A Kerry farmer has said that writing a book was a therapeutic way to deal with the fears around the Covid-19 pandemic.
‘The Last Hug For a While’ was recently launched online from Lisa Fingleton’s farm, The Barna Way, near Ballybunion.
The book charts the past 18 months through a series of rhyming sentences and drawings, following observations and conversations on many topics, including farming, food and climate change.
“I think the lockdown made every interaction seem more precious and poetic,” the organic farmer said.
‘The last hug for a while’
At the beginning of the first lockdown in 2020, Lisa’s parents were leaving to go back to their home in Co.
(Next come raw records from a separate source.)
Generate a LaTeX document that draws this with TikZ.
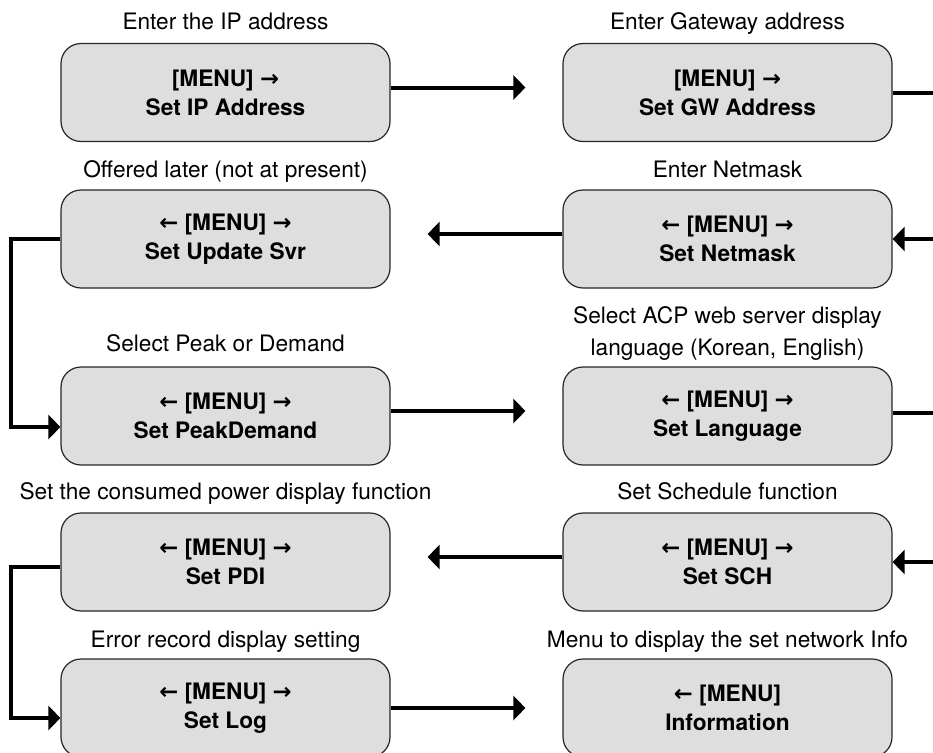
\documentclass[tikz,border=0pt]{standalone}
\usepackage{fontspec}
\setmainfont{TeX Gyre Heros}
\newfontfamily\arrowfont{DejaVu Sans}
\newcommand{\rarr}{{\arrowfont →}}
\newcommand{\larr}{{\arrowfont ←}}
\usetikzlibrary{arrows.meta}
\definecolor{boxgray}{HTML}{DEDEDE}

\begin{document}
\begin{tikzpicture}[x=0.75pt,y=-0.75pt,
    menubox/.style={draw=black!85,line width=0.9pt,fill=boxgray,rounded corners=15pt,
        minimum width=246.75pt,minimum height=73.5pt,inner sep=0pt,align=center,
        font=\bfseries\fontsize{17}{21.75}\selectfont},
    lbl/.style={inner sep=0pt,align=center,font=\fontsize{17}{24}\selectfont},
    flow/.style={line width=3pt,-{Triangle[length=9pt,width=18pt]}},
    link/.style={line width=3pt}]
    \useasboundingbox (0,0) rectangle (933,753);
    \node[menubox] (ip)   at (225.5,92.5) {[MENU] \rarr\\Set IP Address};
    \node[menubox] (gw)   at (727.5,92.5) {[MENU] \rarr\\Set GW Address};
    \node[menubox] (upd)  at (225.5,239)  {\larr{} [MENU] \rarr\\Set Update Svr};
    \node[menubox] (nm)   at (727.5,239)  {\larr{} [MENU] \rarr\\Set Netmask};
    \node[menubox] (peak) at (225.5,416)  {\larr{} [MENU] \rarr\\Set PeakDemand};
    \node[menubox] (lang) at (727.5,416)  {\larr{} [MENU] \rarr\\Set Language};
    \node[menubox] (pdi)  at (225.5,562)  {\larr{} [MENU] \rarr\\Set PDI};
    \node[menubox] (sch)  at (727.5,562)  {\larr{} [MENU] \rarr\\Set SCH};
    \node[menubox] (log)  at (225.5,708)  {\larr{} [MENU] \rarr\\Set Log};
    \node[menubox] (info) at (727.5,708)  {\larr{} [MENU]\\Information};

    \node[lbl,anchor=base] (ipl)   at (225.5,29.5) {Enter the IP address};
    \node[lbl,anchor=base] (gwl)   at (727.5,29.5) {Enter Gateway address};
    \node[lbl,anchor=base] (updl)  at (225.5,177)  {Offered later (not at present)};
    \node[lbl,anchor=base] (nml)   at (727.5,177)  {Enter Netmask};
    \node[lbl,anchor=base] (peakl) at (225.5,351)  {Select Peak or Demand};
    \node[lbl]             (langl) at (727.5,334)  {Select ACP web server display\\language (Korean, English)};
    \node[lbl,anchor=base] (pdil)  at (225.5,499)  {Set the consumed power display function};
    \node[lbl,anchor=base] (schl)  at (727.5,499)  {Set Schedule function};
    \node[lbl,anchor=base] (logl)  at (225.5,647)  {Error record display setting};
    \node[lbl,anchor=base] (infol) at (727.5,647)  {Menu to display the set network Info};

    \coordinate (gwout)   at (933,92.5);
    \coordinate (nmin)    at (933,239);
    \coordinate (langout) at (933,413);
    \coordinate (schin)   at (933,562);
    \coordinate (loopa)   at (11,427);
    \coordinate (loopb)   at (11,718);

    \draw[flow,shorten >=27.75pt] ([yshift=3.75pt]ip.east) -- ([yshift=3.75pt]gw.west);
    \draw[link] (gw.east) -- (gwout);
    \draw[flow] (nmin) -- (nm.east);
    \draw[flow,shorten >=27.75pt] ([yshift=3.75pt]nm.west) -- ([yshift=3.75pt]upd.east);
    \draw[flow] (upd.west) -| (loopa) -- ([yshift=-8.25pt]peak.west);
    \draw[flow,shorten >=27.75pt] ([yshift=3.75pt]peak.east) -- ([yshift=3.75pt]lang.west);
    \draw[link] ([yshift=2.25pt]lang.east) -- (langout);
    \draw[flow] (schin) -- (sch.east);
    \draw[flow,shorten >=27.75pt] ([yshift=3.75pt]sch.west) -- ([yshift=3.75pt]pdi.east);
    \draw[flow] ([yshift=-3.75pt]pdi.west) -| (loopb) -- ([yshift=-7.5pt]log.west);
    \draw[flow,shorten >=27.75pt] (log.east) -- (info.west);
\end{tikzpicture}
\end{document}
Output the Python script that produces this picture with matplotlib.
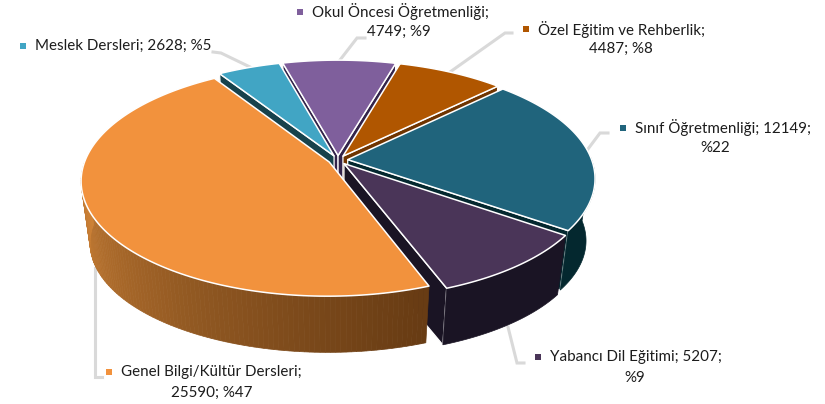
import matplotlib
matplotlib.use('Agg')
import matplotlib.pyplot as plt
import numpy as np

# clockwise, first slice starts at START degrees from the top
CATEGORIES = ['Sınıf Öğretmenliği', 'Yabancı Dil Eğitimi', 'Genel Bilgi/Kültür Dersleri',
              'Meslek Dersleri', 'Okul Öncesi Öğretmenliği', 'Özel Eğitim ve Rehberlik']
VALUES = [12149, 5207, 25590, 2628, 4749, 4487]
PERCENTS = [22, 9, 47, 5, 9, 8]
TOP_COLORS = ['#20647C', '#4A3558', '#F2923D', '#41A5C4', '#7F5F9C', '#B05600']
WALL_COLORS = ['#04282F', '#1A1424', '#8A5522', '#17424C', '#33234A', '#6F3400']
DRAW_ORDER = [4, 5, 3, 0, 1, 2]

START = 45.4
CX, CY = 338, 160
RX, RY = 244, 112
PERSP = 0.16
EXPLODE = 0.04
SHRINK_X, SHRINK_Y, DEPTH = 0.965, 0.95, 63
GREY = '#D9D9D9'
TEXT = '#1C1C1C'
FONT = 'Lato'
LABEL_SIZE = 10.9
RIM_LIGHT = np.array([208, 132, 56])
RIM_DARK = np.array([104, 60, 20])


def project(u, v, bottom=False):
    s = 1 / (1 - PERSP * v)
    x = RX * u * s
    y = RY * v * s
    if bottom:
        return CX + x * SHRINK_X, CY + y * SHRINK_Y + DEPTH
    return CX + x, CY + y


def disc(a, r, mid):
    a, mid = np.radians(a), np.radians(mid)
    return r * np.sin(a) + EXPLODE * np.sin(mid), -r * np.cos(a) - EXPLODE * np.cos(mid)


def draw_radial_wall(ax, a, mid, color):
    u0, v0 = disc(a, 0, mid)
    u1, v1 = disc(a, 1, mid)
    xs = [project(u0, v0)[0], project(u1, v1)[0], project(u1, v1, True)[0], project(u0, v0, True)[0]]
    ys = [project(u0, v0)[1], project(u1, v1)[1], project(u1, v1, True)[1], project(u0, v0, True)[1]]
    ax.fill(xs, ys, facecolor=color, edgecolor='white', linewidth=0.9, joinstyle='round', zorder=3)


def draw_rim(ax, angles, mid, color):
    u, v = disc(angles, 1, mid)
    xt, yt = project(u, v)
    xb, yb = project(u, v, True)
    ax.fill(np.r_[xt, xb[::-1]], np.r_[yt, yb[::-1]], facecolor=color, edgecolor=color, linewidth=0.5, zorder=3)


def draw_slice(ax, a0, a1, top, wall, gradient=False):
    mid = (a0 + a1) / 2
    if np.sin(np.radians(a0)) < 0:
        draw_radial_wall(ax, a0, mid, wall)
    if np.sin(np.radians(a1)) > 0:
        draw_radial_wall(ax, a1, mid, wall)

    # outer rim, only the part that faces the viewer
    angles = np.linspace(a0, a1, 160)
    front = angles[-np.cos(np.radians(angles)) > -0.02]
    if len(front) > 1:
        if gradient:
            # orange rim runs dark on the right, light on the left
            for i in range(len(front) - 1):
                t = (front[i] - front[0]) / (front[-1] - front[0])
                c = RIM_DARK + (RIM_LIGHT - RIM_DARK) * t ** 1.1
                c = '#%02X%02X%02X' % tuple(int(k) for k in c)
                draw_rim(ax, front[i:i + 2], mid, c)
        else:
            draw_rim(ax, front, mid, wall)

    u, v = disc(angles, 1, mid)
    xt, yt = project(u, v)
    x0, y0 = project(*disc(a0, 0, mid))
    ax.fill(np.r_[x0, xt], np.r_[y0, yt], facecolor=top, edgecolor='white', linewidth=1.1,
            joinstyle='round', zorder=3)


def draw_label(ax, x, y, dy, line1, line2, x2, color):
    ax.plot([x - 12.5], [y], marker='s', ms=4.6, color=color, zorder=6, mew=0)
    ax.text(x, y, line1, family=FONT, fontsize=LABEL_SIZE, color=TEXT, va='center', ha='left', zorder=6)
    ax.text(x2, y + dy, line2, family=FONT, fontsize=LABEL_SIZE, color=TEXT, va='center', ha='center', zorder=6)


fig = plt.figure(figsize=(8.25, 4.04), dpi=100)
ax = fig.add_axes([0, 0, 1, 1])
ax.set_xlim(0, 825)
ax.set_ylim(404, 0)
ax.axis('off')

leaders = [
    ([213, 221, 250], [52, 53, 67]),
    ([365, 357, 340], [38, 38, 60]),
    ([512, 505, 450], [33, 33, 72]),
    ([608, 600, 585], [133, 133, 153]),
    ([508, 517, 524], [327, 363, 363]),
    ([95, 95, 102], [268, 377, 377]),
]
for xs, ys in leaders:
    ax.plot(xs, ys, color=GREY, lw=2.2, solid_joinstyle='miter', zorder=1)

shares = np.array(VALUES) / sum(VALUES) * 360
edges = START + np.r_[0, np.cumsum(shares)]
for i in DRAW_ORDER:
    draw_slice(ax, edges[i], edges[i + 1], TOP_COLORS[i], WALL_COLORS[i], gradient=i == 2)

draw_label(ax, 35, 46, 0, f'{CATEGORIES[3]}; {VALUES[3]}; %{PERCENTS[3]}', '', 100, TOP_COLORS[3])
draw_label(ax, 312, 12, 20, f'{CATEGORIES[4]};', f'{VALUES[4]}; %{PERCENTS[4]}', 399, TOP_COLORS[4])
draw_label(ax, 538, 29, 20, f'{CATEGORIES[5]};', f'{VALUES[5]}; %{PERCENTS[5]}', 621, TOP_COLORS[5])
draw_label(ax, 635, 128, 20, f'{CATEGORIES[0]}; {VALUES[0]};', f'%{PERCENTS[0]}', 715, TOP_COLORS[0])
draw_label(ax, 550, 357, 21, f'{CATEGORIES[1]}; {VALUES[1]};', f'%{PERCENTS[1]}', 635, TOP_COLORS[1])
draw_label(ax, 121, 372, 21, f'{CATEGORIES[2]};', f'{VALUES[2]}; %{PERCENTS[2]}', 212, TOP_COLORS[2])

fig.savefig('out.png', dpi=100)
Laois after a weekend on her Kerry farm, as she said goodbye to her father he remarked that “this could be the last hug for a while”.
Lisa said she was distraught after her parents left as she did not know when she would see them again.
“So many people all over the world endured such terrible losses over the last while with huge consequences for physical and mental health,” she added.
She believes the Covid-19 pandemic has compounded loneliness and rural isolation, with people reluctant to call to neighbours for fear of passing on the virus.
The farmer’s sadness and concern for loved ones, along with anxiety about climate change and biodiversity loss, led her to write and draw.
Following a chat with a neighbouring farmer, who lives alone, she wrote:
“The climate’s gone quare around here
He said with a frown on his face
And no one is doin’ nothin
Sure it’s a pure and utter disgrace”“That field it had mushrooms in autumn
Now I have them with butter in June
As for drills, you’re just wading in water
It’s time for a different tune”.
The food producer said that the simple rhyming structure she used in the book was “therapeutic” and helped her process the challenges of the past year and a half.
Book launch
Author Michael Harding, who officially launched the book, said “when you talk about climate change and all of the things related to climate change, there is a tendency to think about it as difficult subject to talk about”.
“I think that if the environmental movement is to find a real way forward, it will be moving from the place where we are worn out and worried about stuff to a new space.
“The new space is about a sense of joy and a sense of loving the earth. So, that it is not about worrying and protecting the earth, it is about loving it,” Harding added.
He said that Lisa’s poems about ordinary things in life were “something very beautiful where love is hidden inside”.
All proceeds from the sale of the book will go towards native woodland and biodiversity projects.
Over 10,000 trees have have been planted at The Barna Way to date.